With the feud between Arthur T. Demoulas and his three sisters headed to mediation next month, key allies of the longtime Market Basket CEO have been cashiered out.
Bill Shea, the final remaining ally of Demoulas on the company’s board of directors, was removed earlier this month by sisters Caren, Frances and Glorianne, who together hold a controlling share of their family’s grocery company.
Then, last week, the company successfully sought a court order barring two former company executives from going onto any Market Basket property after they visited several locations following their firing in July.

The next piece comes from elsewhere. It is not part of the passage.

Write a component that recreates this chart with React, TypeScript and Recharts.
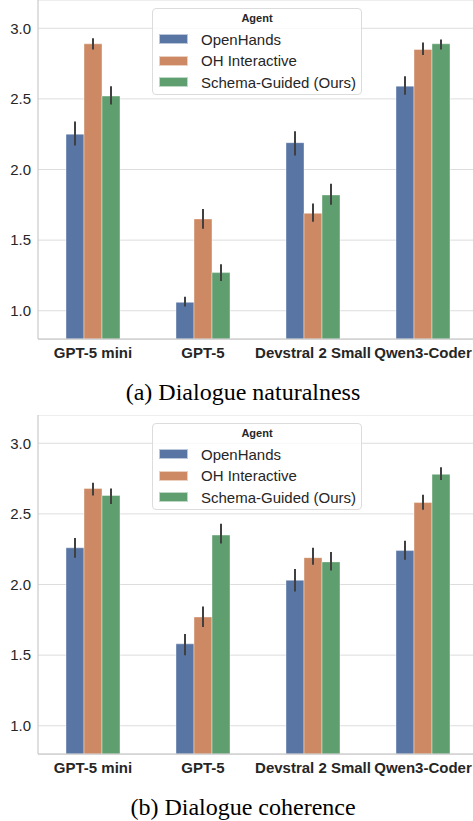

The executives, Tom Gordon and Joe Schmidt, are aligned with Demoulas and were placed on leave alongside him in May before they were dismissed outright.
The discord boiled over publicly in May, when Demoulas, 70, was placed on leave by his sisters – who had sided with him in the power struggle a decade ago – under accusations that he was planning a work stoppage amid growing tension over succession and financial decisions at the company.
Shea, in a statement, has claimed he was ousted for demanding proof of those claims from his fellow board members, Steven Collins, Jay Hachigian and Michael Keyes. His departure leaves only those three, all appointed by the sisters within the last several years, on the board.
“I think it is clear that the main reason I was removed was that I was exercising my right as a board member to demand information on what the basis of these allegations against Arthur was, particularly about the supposed work stoppage,” Shea said. “That’s not a threat, it’s a duty that I had – to get to the bottom of why they had so publicly decapitated this incredibly successful company.”
A Massachusetts court barred Gordon and Schmidt from Market Basket properties after the board said they visited around two dozen stores and trespassed at the company’s corporate headquarters. Those visits featured stops across southern New Hampshire, including visits by Schmidt to the two stores near downtown Concord, on August 6, court records show.
Collins described their appearances as intended to “to intimidate our associates and disrupt company operations” in a statement following the August 14 order.
Gordon and Schmidt have denied that depiction but, in siding with the company, the court determined that their presence at Market Basket stores would violate no-trespass notices and posed potential harm.
The mounting hostility comes as mediation between Demoulas and his sisters approaches.
When Demoulas was placed on leave, the board of directors initiated an investigation by the law firm Quinn Emanuel into the claim that he was organizing a work stoppage to secure his position. That investigation is wrapping up, and on September 3 mediation is scheduled to begin between the family grocery company and the CEO who holds a 28% share in it.